INPUT ROWS:
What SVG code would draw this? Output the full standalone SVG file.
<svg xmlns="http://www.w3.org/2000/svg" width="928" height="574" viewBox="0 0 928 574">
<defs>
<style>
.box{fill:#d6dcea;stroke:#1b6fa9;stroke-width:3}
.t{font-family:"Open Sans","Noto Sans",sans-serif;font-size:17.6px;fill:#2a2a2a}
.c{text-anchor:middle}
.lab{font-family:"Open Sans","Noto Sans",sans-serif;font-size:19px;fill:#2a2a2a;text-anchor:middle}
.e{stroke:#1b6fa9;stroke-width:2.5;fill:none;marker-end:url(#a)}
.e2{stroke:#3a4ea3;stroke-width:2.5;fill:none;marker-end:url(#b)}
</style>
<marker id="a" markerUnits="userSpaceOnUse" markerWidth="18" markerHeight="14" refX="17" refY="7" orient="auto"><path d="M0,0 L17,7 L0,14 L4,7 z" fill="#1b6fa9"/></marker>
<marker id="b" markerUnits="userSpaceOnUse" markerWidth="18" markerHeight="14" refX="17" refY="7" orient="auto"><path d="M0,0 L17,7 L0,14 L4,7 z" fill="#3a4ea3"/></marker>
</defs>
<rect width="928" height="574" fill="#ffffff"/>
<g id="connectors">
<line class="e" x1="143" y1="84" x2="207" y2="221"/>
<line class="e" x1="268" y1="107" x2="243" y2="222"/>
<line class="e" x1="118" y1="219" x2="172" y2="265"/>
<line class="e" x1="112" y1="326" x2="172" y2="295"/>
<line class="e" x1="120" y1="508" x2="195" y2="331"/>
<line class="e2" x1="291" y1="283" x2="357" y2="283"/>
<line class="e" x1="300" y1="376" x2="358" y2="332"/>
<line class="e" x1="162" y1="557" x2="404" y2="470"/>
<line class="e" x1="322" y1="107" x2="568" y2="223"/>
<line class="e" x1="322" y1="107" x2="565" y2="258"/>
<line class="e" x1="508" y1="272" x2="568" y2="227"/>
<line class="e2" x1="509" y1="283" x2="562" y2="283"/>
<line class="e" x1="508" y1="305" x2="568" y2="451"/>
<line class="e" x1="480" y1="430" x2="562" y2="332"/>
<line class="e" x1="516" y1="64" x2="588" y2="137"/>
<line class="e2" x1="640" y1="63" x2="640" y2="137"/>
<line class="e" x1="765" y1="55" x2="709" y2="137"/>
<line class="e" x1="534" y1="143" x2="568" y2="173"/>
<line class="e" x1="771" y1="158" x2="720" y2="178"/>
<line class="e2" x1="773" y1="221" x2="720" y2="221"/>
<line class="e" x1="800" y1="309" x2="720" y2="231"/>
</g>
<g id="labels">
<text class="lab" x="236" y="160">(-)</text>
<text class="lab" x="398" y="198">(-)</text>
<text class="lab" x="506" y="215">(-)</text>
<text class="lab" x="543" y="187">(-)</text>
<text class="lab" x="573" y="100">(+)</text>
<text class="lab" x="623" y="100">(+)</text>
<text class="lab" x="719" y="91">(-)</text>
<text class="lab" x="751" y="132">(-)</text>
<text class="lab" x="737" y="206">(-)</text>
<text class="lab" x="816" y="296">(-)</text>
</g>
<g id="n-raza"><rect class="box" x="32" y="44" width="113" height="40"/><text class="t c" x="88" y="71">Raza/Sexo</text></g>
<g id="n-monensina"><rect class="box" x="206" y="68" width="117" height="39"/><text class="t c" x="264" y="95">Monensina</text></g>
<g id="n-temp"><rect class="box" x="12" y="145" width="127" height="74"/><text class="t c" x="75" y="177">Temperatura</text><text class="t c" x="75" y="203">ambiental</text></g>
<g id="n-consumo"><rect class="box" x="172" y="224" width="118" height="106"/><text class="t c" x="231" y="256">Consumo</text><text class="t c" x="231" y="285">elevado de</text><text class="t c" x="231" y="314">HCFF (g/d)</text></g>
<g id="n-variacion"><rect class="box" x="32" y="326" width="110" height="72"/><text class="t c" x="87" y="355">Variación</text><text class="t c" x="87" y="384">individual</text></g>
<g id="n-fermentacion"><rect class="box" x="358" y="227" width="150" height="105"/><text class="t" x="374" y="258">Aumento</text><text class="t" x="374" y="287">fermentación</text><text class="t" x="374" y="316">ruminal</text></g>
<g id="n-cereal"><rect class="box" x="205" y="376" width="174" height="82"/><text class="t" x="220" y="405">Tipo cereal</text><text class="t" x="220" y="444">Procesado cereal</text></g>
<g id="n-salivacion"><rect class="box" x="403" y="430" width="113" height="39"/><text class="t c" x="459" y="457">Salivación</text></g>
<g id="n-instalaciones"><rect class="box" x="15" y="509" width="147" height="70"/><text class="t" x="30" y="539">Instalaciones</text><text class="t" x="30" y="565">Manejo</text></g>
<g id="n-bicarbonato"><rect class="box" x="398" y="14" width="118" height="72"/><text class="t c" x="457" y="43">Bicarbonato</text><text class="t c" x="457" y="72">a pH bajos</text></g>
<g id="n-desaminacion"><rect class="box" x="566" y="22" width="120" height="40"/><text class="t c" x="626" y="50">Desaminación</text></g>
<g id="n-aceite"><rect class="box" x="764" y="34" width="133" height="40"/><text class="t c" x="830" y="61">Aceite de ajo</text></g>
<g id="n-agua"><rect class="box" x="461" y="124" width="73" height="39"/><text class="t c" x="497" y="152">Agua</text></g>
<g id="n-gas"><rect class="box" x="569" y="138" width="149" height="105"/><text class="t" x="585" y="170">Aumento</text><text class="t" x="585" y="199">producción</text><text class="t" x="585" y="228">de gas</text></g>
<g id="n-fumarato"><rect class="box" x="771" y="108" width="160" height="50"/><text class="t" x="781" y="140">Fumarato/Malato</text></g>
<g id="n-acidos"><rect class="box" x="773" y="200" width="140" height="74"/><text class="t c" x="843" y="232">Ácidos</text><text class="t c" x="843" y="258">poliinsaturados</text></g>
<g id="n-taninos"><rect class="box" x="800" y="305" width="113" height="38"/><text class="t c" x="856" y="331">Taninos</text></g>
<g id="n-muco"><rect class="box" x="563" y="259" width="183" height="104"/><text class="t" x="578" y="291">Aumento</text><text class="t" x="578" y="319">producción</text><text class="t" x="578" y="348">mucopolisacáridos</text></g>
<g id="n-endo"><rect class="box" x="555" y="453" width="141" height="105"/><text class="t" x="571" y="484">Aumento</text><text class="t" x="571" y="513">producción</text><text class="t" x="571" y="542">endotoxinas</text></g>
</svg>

==

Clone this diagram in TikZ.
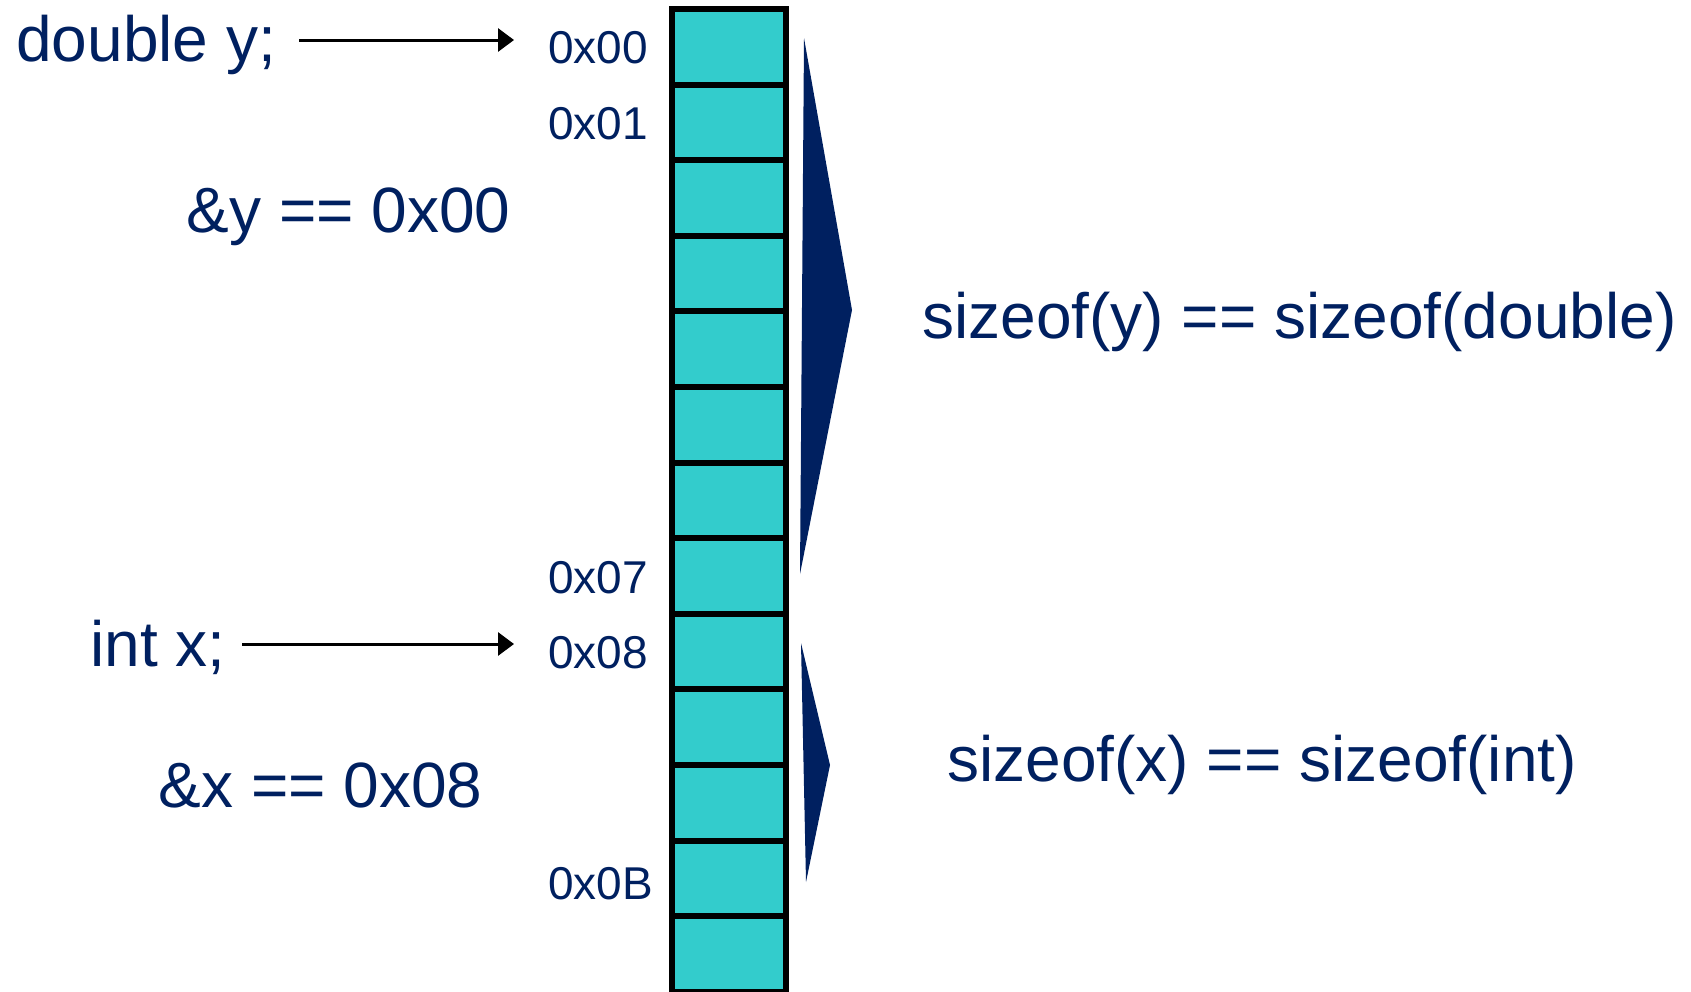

REQUIRED WORK:
Please list every line of the records that contains "this".

ANSWER IN FULL:
What SVG code would draw this? Output the full standalone SVG file.
Clone this diagram in TikZ.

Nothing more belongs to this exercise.